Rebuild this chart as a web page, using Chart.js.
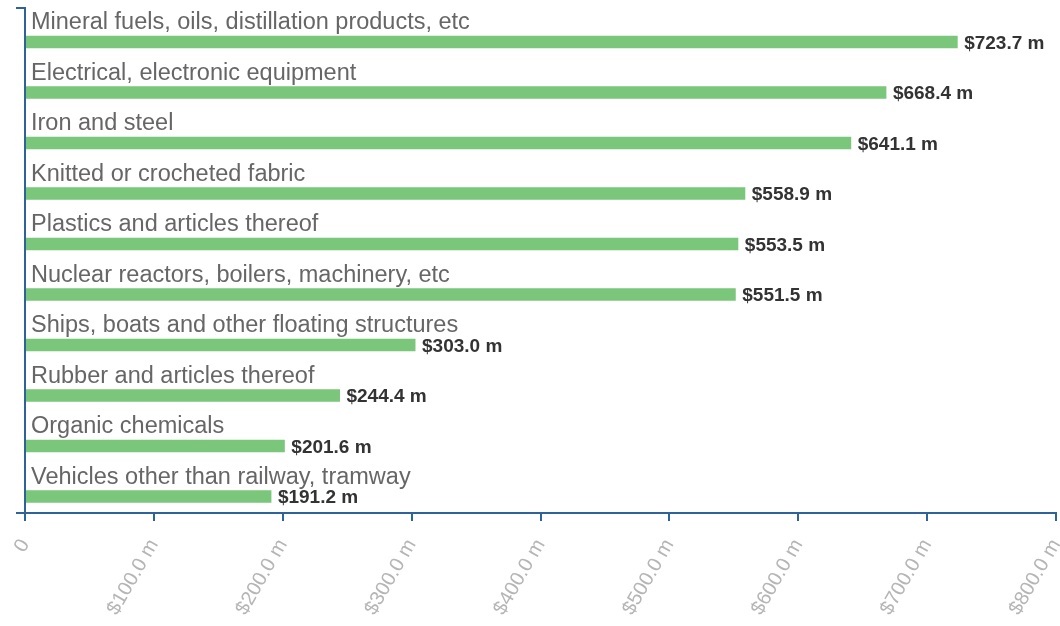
<!DOCTYPE html>
<html>
<head>
<meta charset="utf-8">
<script src="https://cdn.jsdelivr.net/npm/chart.js@4/dist/chart.umd.min.js"></script>
<style>
  html, body { margin: 0; padding: 0; background: #ffffff; }
  #wrap { width: 1060px; height: 626px; }
</style>
</head>
<body>
<div id="wrap"><canvas id="chart" width="1060" height="626"></canvas></div>
<script>
// Top export categories, values in millions of US dollars
const categories = [
  'Mineral fuels, oils, distillation products, etc',
  'Electrical, electronic equipment',
  'Iron and steel',
  'Knitted or crocheted fabric',
  'Plastics and articles thereof',
  'Nuclear reactors, boilers, machinery, etc',
  'Ships, boats and other floating structures',
  'Rubber and articles thereof',
  'Organic chemicals',
  'Vehicles other than railway, tramway'
];
const exportValues = [723.7, 668.4, 641.1, 558.9, 553.5, 551.5, 303.0, 244.4, 201.6, 191.2];
const axisTicks = [0, 100, 200, 300, 400, 500, 600, 700, 800];

const AXIS_BLUE = '#2e6399';
const BAR_GREEN = '#7ac67a';
const FONT = '"Liberation Sans", Arial, sans-serif';

function money(v) {
  return v === 0 ? '0' : '$' + v.toFixed(1) + ' m';
}

// Category names sit above each bar; amounts sit at the bar's end
const barLabels = {
  id: 'barLabels',
  afterDatasetsDraw(chart) {
    const ctx = chart.ctx;
    const meta = chart.getDatasetMeta(1);
    const left = chart.chartArea.left;
    ctx.save();
    meta.data.forEach((bar, i) => {
      const p = bar.getProps(['x', 'y', 'height'], true);
      ctx.textAlign = 'left';
      ctx.textBaseline = 'alphabetic';
      ctx.fillStyle = '#666666';
      ctx.font = '23.5px ' + FONT;
      ctx.fillText(categories[i], left + 6, p.y - p.height / 2 - 6.5);
      ctx.fillStyle = '#333333';
      ctx.font = 'bold 19px ' + FONT;
      ctx.textBaseline = 'middle';
      ctx.fillText(money(exportValues[i]), p.x + 6.5, p.y + 1.5);
    });
    ctx.restore();
  }
};

new Chart(document.getElementById('chart'), {
  type: 'bar',
  data: {
    labels: categories,
    datasets: [
      // empty upper slot in each row, where the category name is written
      { label: 'name row', data: categories.map(() => null), backgroundColor: 'transparent' },
      { label: 'Exports', data: exportValues, backgroundColor: BAR_GREEN, borderWidth: 0 }
    ]
  },
  options: {
    indexAxis: 'y',
    responsive: false,
    animation: false,
    categoryPercentage: 0.7,
    barPercentage: 0.71,
    layout: { padding: { left: 16, right: 4, top: 8, bottom: 0 } },
    plugins: {
      legend: { display: false },
      tooltip: { enabled: false }
    },
    scales: {
      x: {
        type: 'linear',
        min: 0,
        max: 800,
        afterBuildTicks(scale) { scale.ticks = axisTicks.map(v => ({ value: v })); },
        afterFit(scale) {
          scale.height = 113;
          scale.paddingLeft = 0;
          scale.paddingRight = 0;
        },
        border: { display: true, color: AXIS_BLUE, width: 2 },
        grid: { drawOnChartArea: false, drawTicks: true, tickLength: 8, color: AXIS_BLUE, lineWidth: 2 },
        ticks: {
          minRotation: 60,
          maxRotation: 60,
          padding: 14,
          color: '#b5b5b5',
          font: { family: FONT, size: 20 },
          callback: (v) => money(v)
        }
      },
      y: {
        afterFit(scale) {
          scale.width = 9;
          scale.paddingTop = 0;
          scale.paddingBottom = 0;
        },
        border: { display: true, color: AXIS_BLUE, width: 2 },
        grid: {
          offset: true,
          drawOnChartArea: false,
          tickLength: 9,
          lineWidth: 2,
          // only the two outer edge marks are shown
          color: (c) => (c.index === 0 || c.type === 'scale') ? AXIS_BLUE : 'rgba(0,0,0,0)'
        },
        ticks: { display: false }
      }
    }
  },
  plugins: [barLabels]
});
</script>
</body>
</html>
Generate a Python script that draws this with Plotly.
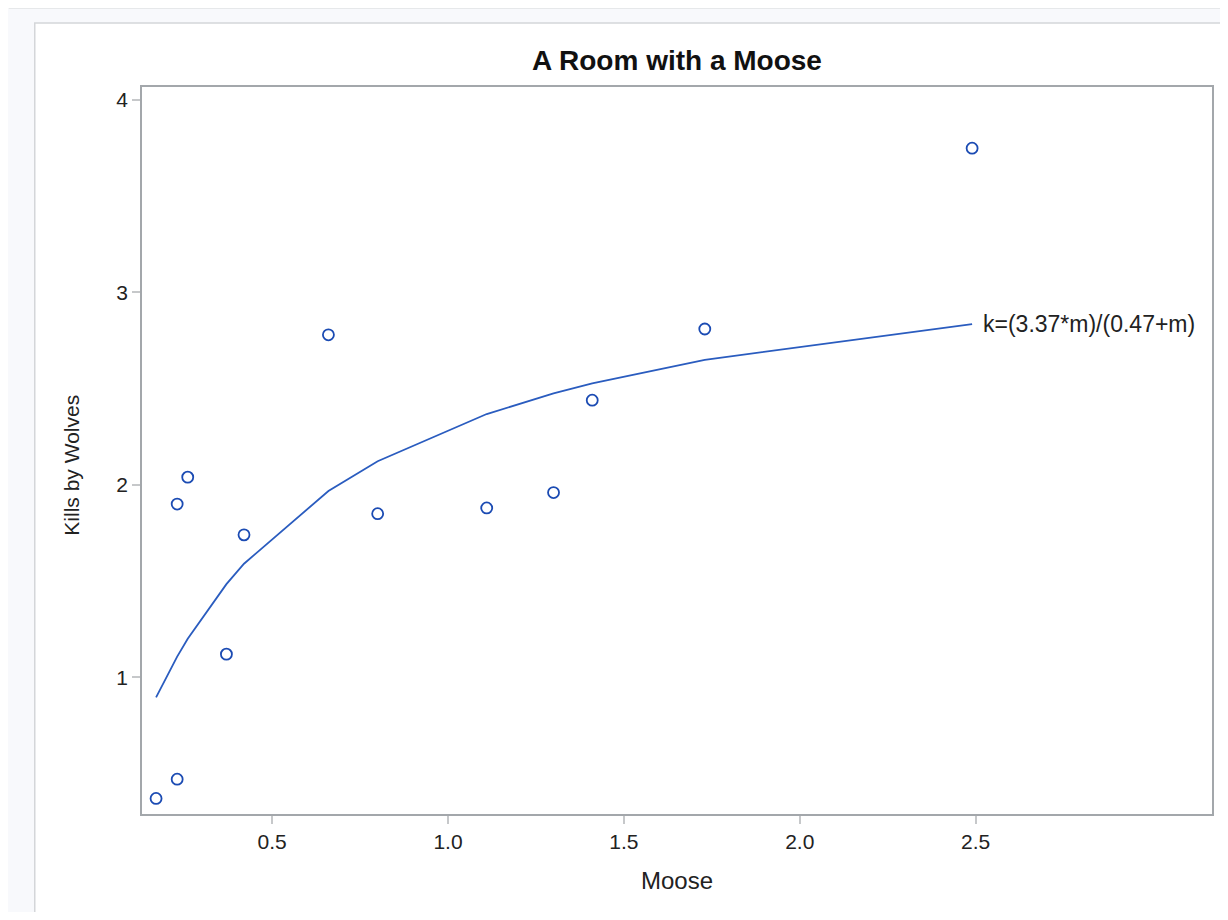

=== EXERCISE BRIEF ===
Repeat the preceding records precisely, and leave every picture out of the copy.

=== TASK ANSWER ===
Rebuild this chart as a web page, using Chart.js.
<!DOCTYPE html>
<html>
<head>
<meta charset="utf-8">
<script src="https://cdn.jsdelivr.net/npm/chart.js@4/dist/chart.umd.min.js"></script>
<style>
  html, body { margin: 0; padding: 0; background: #ffffff; }
  #wrap { width: 1060px; height: 626px; }
</style>
</head>
<body>
<div id="wrap"><canvas id="chart" width="1060" height="626"></canvas></div>
<script>
// Top export categories, values in millions of US dollars
const categories = [
  'Mineral fuels, oils, distillation products, etc',
  'Electrical, electronic equipment',
  'Iron and steel',
  'Knitted or crocheted fabric',
  'Plastics and articles thereof',
  'Nuclear reactors, boilers, machinery, etc',
  'Ships, boats and other floating structures',
  'Rubber and articles thereof',
  'Organic chemicals',
  'Vehicles other than railway, tramway'
];
const exportValues = [723.7, 668.4, 641.1, 558.9, 553.5, 551.5, 303.0, 244.4, 201.6, 191.2];
const axisTicks = [0, 100, 200, 300, 400, 500, 600, 700, 800];

const AXIS_BLUE = '#2e6399';
const BAR_GREEN = '#7ac67a';
const FONT = '"Liberation Sans", Arial, sans-serif';

function money(v) {
  return v === 0 ? '0' : '$' + v.toFixed(1) + ' m';
}

// Category names sit above each bar; amounts sit at the bar's end
const barLabels = {
  id: 'barLabels',
  afterDatasetsDraw(chart) {
    const ctx = chart.ctx;
    const meta = chart.getDatasetMeta(1);
    const left = chart.chartArea.left;
    ctx.save();
    meta.data.forEach((bar, i) => {
      const p = bar.getProps(['x', 'y', 'height'], true);
      ctx.textAlign = 'left';
      ctx.textBaseline = 'alphabetic';
      ctx.fillStyle = '#666666';
      ctx.font = '23.5px ' + FONT;
      ctx.fillText(categories[i], left + 6, p.y - p.height / 2 - 6.5);
      ctx.fillStyle = '#333333';
      ctx.font = 'bold 19px ' + FONT;
      ctx.textBaseline = 'middle';
      ctx.fillText(money(exportValues[i]), p.x + 6.5, p.y + 1.5);
    });
    ctx.restore();
  }
};

new Chart(document.getElementById('chart'), {
  type: 'bar',
  data: {
    labels: categories,
    datasets: [
      // empty upper slot in each row, where the category name is written
      { label: 'name row', data: categories.map(() => null), backgroundColor: 'transparent' },
      { label: 'Exports', data: exportValues, backgroundColor: BAR_GREEN, borderWidth: 0 }
    ]
  },
  options: {
    indexAxis: 'y',
    responsive: false,
    animation: false,
    categoryPercentage: 0.7,
    barPercentage: 0.71,
    layout: { padding: { left: 16, right: 4, top: 8, bottom: 0 } },
    plugins: {
      legend: { display: false },
      tooltip: { enabled: false }
    },
    scales: {
      x: {
        type: 'linear',
        min: 0,
        max: 800,
        afterBuildTicks(scale) { scale.ticks = axisTicks.map(v => ({ value: v })); },
        afterFit(scale) {
          scale.height = 113;
          scale.paddingLeft = 0;
          scale.paddingRight = 0;
        },
        border: { display: true, color: AXIS_BLUE, width: 2 },
        grid: { drawOnChartArea: false, drawTicks: true, tickLength: 8, color: AXIS_BLUE, lineWidth: 2 },
        ticks: {
          minRotation: 60,
          maxRotation: 60,
          padding: 14,
          color: '#b5b5b5',
          font: { family: FONT, size: 20 },
          callback: (v) => money(v)
        }
      },
      y: {
        afterFit(scale) {
          scale.width = 9;
          scale.paddingTop = 0;
          scale.paddingBottom = 0;
        },
        border: { display: true, color: AXIS_BLUE, width: 2 },
        grid: {
          offset: true,
          drawOnChartArea: false,
          tickLength: 9,
          lineWidth: 2,
          // only the two outer edge marks are shown
          color: (c) => (c.index === 0 || c.type === 'scale') ? AXIS_BLUE : 'rgba(0,0,0,0)'
        },
        ticks: { display: false }
      }
    }
  },
  plugins: [barLabels]
});
</script>
</body>
</html>
Generate a Python script that draws this with Plotly.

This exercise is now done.